Directions for this task:
List every line in this data where the string "diagram" occurs.
::: Dataset extract
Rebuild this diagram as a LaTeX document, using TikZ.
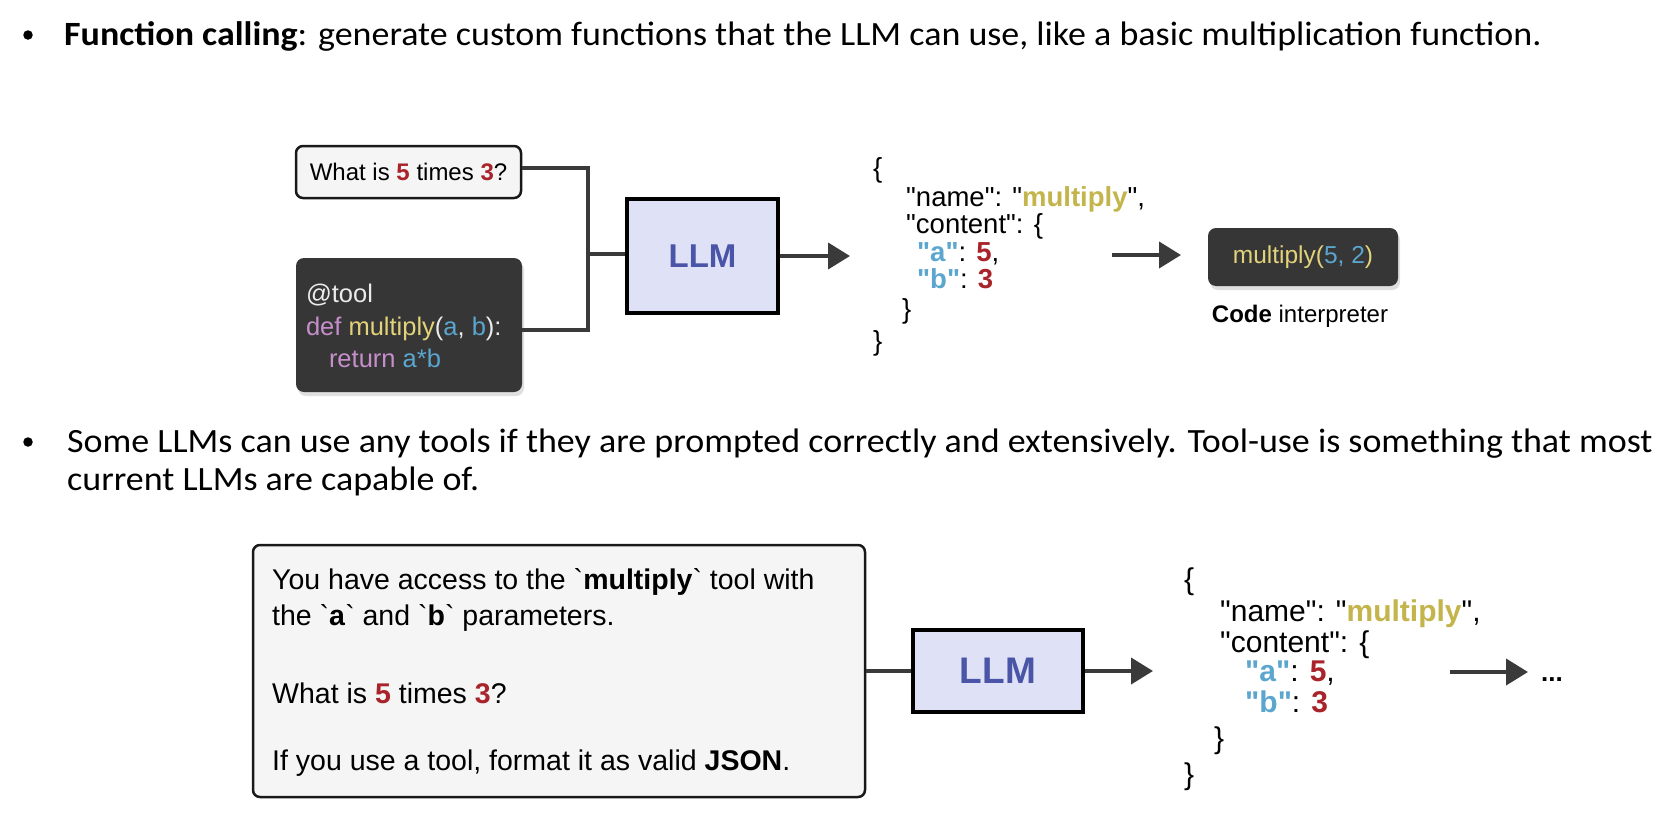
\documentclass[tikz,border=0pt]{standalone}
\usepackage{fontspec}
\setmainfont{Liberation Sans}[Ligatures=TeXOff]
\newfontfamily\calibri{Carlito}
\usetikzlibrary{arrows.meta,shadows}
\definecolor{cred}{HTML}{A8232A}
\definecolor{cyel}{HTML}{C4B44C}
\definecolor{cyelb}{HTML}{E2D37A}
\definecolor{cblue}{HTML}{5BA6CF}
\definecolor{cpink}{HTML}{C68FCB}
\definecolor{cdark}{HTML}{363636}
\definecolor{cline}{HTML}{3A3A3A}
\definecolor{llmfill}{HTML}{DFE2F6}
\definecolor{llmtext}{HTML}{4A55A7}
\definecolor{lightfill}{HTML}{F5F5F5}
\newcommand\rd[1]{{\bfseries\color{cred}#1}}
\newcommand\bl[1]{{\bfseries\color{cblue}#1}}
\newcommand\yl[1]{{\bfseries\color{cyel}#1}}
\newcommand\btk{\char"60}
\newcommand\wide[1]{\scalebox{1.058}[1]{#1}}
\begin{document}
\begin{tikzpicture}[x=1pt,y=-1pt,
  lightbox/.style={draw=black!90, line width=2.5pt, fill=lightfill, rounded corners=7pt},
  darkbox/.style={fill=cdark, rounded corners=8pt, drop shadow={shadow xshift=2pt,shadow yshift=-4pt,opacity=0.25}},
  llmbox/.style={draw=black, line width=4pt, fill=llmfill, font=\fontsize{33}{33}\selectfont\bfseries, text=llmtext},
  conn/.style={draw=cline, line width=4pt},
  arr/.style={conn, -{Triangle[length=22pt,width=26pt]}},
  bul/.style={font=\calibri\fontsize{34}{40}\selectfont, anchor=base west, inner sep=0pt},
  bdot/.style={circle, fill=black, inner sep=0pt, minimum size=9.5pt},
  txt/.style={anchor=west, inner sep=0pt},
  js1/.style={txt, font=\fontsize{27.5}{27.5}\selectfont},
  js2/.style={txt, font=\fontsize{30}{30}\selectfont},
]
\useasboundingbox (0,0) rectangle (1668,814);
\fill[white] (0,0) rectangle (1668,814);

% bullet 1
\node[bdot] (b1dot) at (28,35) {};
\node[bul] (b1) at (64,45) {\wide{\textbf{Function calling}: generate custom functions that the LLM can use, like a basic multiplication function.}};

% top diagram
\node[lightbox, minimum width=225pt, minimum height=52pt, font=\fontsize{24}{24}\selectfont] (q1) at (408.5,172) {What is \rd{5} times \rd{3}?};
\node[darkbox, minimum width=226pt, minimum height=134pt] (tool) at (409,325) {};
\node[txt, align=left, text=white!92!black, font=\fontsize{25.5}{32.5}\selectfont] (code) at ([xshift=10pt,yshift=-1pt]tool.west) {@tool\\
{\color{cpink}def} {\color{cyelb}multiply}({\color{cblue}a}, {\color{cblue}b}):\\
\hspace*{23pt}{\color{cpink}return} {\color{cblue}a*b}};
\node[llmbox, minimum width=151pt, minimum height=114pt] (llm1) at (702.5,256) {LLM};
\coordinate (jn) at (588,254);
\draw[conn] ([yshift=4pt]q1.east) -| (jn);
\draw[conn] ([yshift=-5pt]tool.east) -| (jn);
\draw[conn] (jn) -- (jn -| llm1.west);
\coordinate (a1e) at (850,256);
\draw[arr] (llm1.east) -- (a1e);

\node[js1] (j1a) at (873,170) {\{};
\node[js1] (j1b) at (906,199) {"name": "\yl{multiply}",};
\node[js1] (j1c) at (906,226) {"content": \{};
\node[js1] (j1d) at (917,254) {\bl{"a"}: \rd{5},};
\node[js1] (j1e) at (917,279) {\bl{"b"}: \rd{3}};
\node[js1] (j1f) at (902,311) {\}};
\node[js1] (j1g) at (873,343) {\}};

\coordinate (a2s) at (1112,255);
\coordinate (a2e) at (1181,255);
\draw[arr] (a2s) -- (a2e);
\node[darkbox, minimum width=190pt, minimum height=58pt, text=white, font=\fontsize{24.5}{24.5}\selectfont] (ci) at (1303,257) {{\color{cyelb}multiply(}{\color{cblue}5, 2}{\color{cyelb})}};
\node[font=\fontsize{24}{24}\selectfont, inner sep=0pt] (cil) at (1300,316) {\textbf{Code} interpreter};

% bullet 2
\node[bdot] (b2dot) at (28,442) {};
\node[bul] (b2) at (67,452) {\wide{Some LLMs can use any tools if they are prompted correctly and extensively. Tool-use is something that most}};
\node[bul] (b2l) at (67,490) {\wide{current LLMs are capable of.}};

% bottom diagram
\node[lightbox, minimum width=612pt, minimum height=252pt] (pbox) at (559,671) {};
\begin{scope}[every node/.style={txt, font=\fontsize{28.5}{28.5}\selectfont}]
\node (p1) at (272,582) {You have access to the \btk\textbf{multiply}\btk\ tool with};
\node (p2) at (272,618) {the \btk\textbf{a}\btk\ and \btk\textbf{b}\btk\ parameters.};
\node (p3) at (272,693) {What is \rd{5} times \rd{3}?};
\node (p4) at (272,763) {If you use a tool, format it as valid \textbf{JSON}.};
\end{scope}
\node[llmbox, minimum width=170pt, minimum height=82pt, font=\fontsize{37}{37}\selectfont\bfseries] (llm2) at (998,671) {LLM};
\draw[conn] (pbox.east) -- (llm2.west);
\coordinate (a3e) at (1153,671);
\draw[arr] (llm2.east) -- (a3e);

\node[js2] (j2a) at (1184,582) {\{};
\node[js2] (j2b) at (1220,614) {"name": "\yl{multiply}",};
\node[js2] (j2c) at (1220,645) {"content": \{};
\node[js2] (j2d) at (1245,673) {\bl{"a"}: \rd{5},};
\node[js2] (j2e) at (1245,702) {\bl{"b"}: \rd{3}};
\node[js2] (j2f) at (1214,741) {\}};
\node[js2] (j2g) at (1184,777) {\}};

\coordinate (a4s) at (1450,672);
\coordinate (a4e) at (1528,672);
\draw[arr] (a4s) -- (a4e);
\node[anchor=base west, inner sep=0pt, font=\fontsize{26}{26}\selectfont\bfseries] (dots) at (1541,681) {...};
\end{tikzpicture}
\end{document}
::::::
Answer to the problem:
Rebuild this diagram as a LaTeX document, using TikZ.
% top diagram
% bottom diagram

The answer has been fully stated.